What you need to do:
Without the pictures, print the lines running from the beginning of the material to the line containing "ctx.fillStyle = '#000';", both ends included.
━━━━━ Supplied information ━━━━━
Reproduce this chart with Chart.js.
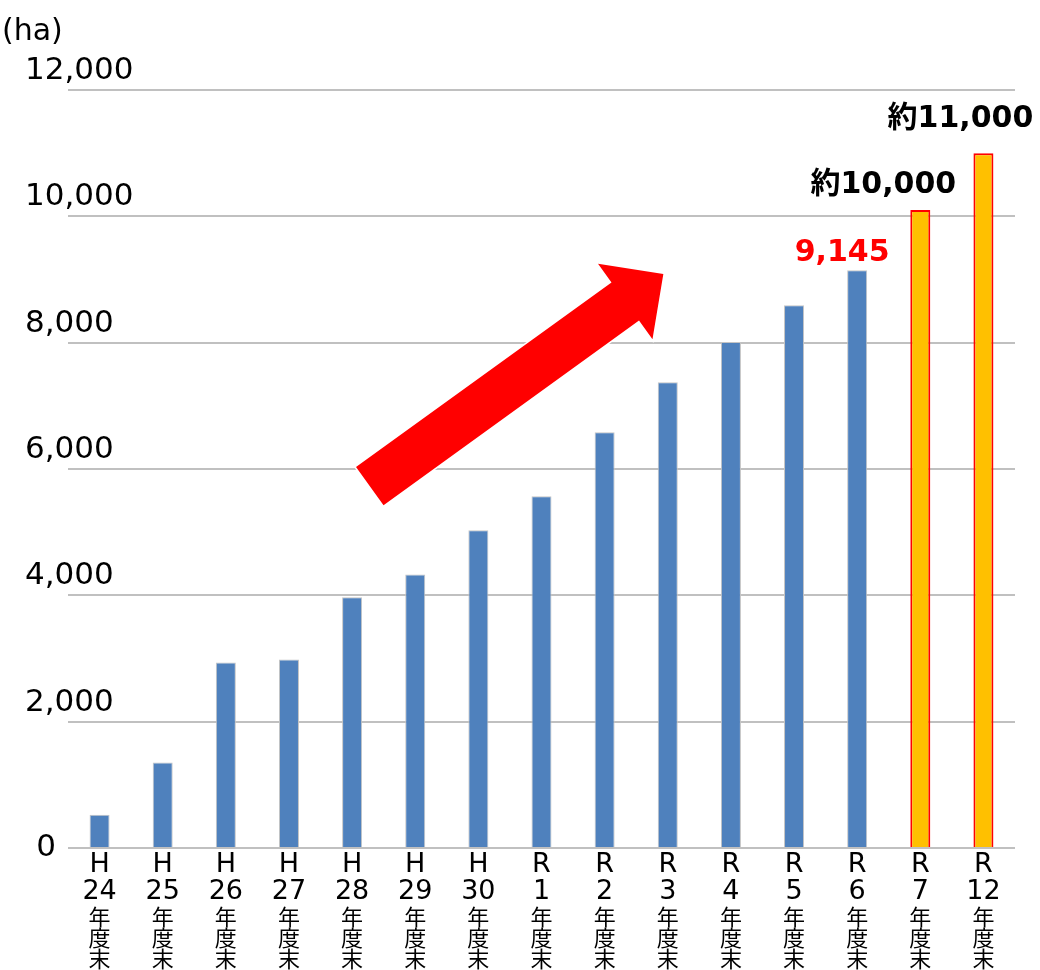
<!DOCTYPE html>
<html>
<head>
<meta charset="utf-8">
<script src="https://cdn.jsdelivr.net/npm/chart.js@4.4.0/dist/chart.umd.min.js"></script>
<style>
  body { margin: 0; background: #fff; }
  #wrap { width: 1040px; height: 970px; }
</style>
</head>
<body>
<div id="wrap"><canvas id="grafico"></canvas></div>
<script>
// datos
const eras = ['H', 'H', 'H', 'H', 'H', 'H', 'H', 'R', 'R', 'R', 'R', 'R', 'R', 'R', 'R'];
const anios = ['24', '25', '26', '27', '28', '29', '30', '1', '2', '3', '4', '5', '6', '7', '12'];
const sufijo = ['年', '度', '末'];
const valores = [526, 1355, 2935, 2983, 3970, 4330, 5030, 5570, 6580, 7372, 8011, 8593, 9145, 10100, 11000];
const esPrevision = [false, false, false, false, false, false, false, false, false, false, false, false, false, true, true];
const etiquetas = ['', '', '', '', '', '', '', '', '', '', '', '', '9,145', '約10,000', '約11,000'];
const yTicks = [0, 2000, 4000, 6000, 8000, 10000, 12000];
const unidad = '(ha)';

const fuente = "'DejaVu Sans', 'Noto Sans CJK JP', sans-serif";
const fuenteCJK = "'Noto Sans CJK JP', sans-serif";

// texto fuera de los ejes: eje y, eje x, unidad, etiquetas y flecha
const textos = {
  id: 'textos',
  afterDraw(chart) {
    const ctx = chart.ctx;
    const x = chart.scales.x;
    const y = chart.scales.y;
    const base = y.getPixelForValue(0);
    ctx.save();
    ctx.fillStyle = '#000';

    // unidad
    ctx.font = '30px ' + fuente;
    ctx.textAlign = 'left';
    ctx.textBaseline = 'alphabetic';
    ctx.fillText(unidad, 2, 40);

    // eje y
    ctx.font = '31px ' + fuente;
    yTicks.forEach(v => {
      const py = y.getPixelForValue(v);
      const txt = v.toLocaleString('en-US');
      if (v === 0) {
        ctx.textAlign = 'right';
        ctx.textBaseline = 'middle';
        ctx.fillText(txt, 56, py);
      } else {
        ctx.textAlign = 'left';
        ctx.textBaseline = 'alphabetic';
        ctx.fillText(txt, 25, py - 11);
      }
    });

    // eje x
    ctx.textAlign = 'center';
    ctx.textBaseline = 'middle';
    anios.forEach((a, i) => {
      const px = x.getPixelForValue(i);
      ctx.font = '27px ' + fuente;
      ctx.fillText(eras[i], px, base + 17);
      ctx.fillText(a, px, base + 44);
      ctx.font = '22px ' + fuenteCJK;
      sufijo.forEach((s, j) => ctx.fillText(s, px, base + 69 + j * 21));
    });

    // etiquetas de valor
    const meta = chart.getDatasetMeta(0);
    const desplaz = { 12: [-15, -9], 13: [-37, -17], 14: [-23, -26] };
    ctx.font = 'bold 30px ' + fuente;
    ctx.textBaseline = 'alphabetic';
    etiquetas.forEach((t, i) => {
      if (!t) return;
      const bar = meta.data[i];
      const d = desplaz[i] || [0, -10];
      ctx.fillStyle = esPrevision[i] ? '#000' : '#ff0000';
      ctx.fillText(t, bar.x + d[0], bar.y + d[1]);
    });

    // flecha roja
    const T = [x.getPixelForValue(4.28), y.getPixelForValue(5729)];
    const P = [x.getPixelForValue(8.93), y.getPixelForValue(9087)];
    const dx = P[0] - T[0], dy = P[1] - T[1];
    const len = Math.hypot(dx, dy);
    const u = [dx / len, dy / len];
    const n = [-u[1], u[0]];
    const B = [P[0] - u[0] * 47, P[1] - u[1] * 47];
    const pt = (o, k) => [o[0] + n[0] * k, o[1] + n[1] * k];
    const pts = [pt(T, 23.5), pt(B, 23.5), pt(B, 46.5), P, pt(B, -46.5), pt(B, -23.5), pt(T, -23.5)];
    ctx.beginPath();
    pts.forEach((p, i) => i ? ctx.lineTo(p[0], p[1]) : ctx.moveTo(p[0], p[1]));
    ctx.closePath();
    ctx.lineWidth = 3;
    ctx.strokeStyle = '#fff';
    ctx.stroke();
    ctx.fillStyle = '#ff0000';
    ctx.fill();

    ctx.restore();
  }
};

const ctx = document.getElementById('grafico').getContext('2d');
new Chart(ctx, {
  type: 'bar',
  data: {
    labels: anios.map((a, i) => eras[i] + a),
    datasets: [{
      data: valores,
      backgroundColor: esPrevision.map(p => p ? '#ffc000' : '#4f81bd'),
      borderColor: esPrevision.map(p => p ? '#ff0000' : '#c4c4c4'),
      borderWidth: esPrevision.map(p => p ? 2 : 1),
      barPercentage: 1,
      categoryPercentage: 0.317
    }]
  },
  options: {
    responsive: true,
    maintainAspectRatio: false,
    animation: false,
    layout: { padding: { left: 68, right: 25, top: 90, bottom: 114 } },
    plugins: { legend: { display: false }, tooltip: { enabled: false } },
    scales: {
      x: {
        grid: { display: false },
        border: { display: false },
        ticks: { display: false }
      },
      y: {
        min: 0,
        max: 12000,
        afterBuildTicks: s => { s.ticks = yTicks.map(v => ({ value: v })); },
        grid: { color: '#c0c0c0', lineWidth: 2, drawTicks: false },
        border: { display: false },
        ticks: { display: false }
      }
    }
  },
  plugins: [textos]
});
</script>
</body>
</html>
━━━━━
Exercise response:
Reproduce this chart with Chart.js.
<!DOCTYPE html>
<html>
<head>
<meta charset="utf-8">
<script src="https://cdn.jsdelivr.net/npm/chart.js@4.4.0/dist/chart.umd.min.js"></script>
<style>
  body { margin: 0; background: #fff; }
  #wrap { width: 1040px; height: 970px; }
</style>
</head>
<body>
<div id="wrap"><canvas id="grafico"></canvas></div>
<script>
// datos
const eras = ['H', 'H', 'H', 'H', 'H', 'H', 'H', 'R', 'R', 'R', 'R', 'R', 'R', 'R', 'R'];
const anios = ['24', '25', '26', '27', '28', '29', '30', '1', '2', '3', '4', '5', '6', '7', '12'];
const sufijo = ['年', '度', '末'];
const valores = [526, 1355, 2935, 2983, 3970, 4330, 5030, 5570, 6580, 7372, 8011, 8593, 9145, 10100, 11000];
const esPrevision = [false, false, false, false, false, false, false, false, false, false, false, false, false, true, true];
const etiquetas = ['', '', '', '', '', '', '', '', '', '', '', '', '9,145', '約10,000', '約11,000'];
const yTicks = [0, 2000, 4000, 6000, 8000, 10000, 12000];
const unidad = '(ha)';

const fuente = "'DejaVu Sans', 'Noto Sans CJK JP', sans-serif";
const fuenteCJK = "'Noto Sans CJK JP', sans-serif";

// texto fuera de los ejes: eje y, eje x, unidad, etiquetas y flecha
const textos = {
  id: 'textos',
  afterDraw(chart) {
    const ctx = chart.ctx;
    const x = chart.scales.x;
    const y = chart.scales.y;
    const base = y.getPixelForValue(0);
    ctx.save();
    ctx.fillStyle = '#000';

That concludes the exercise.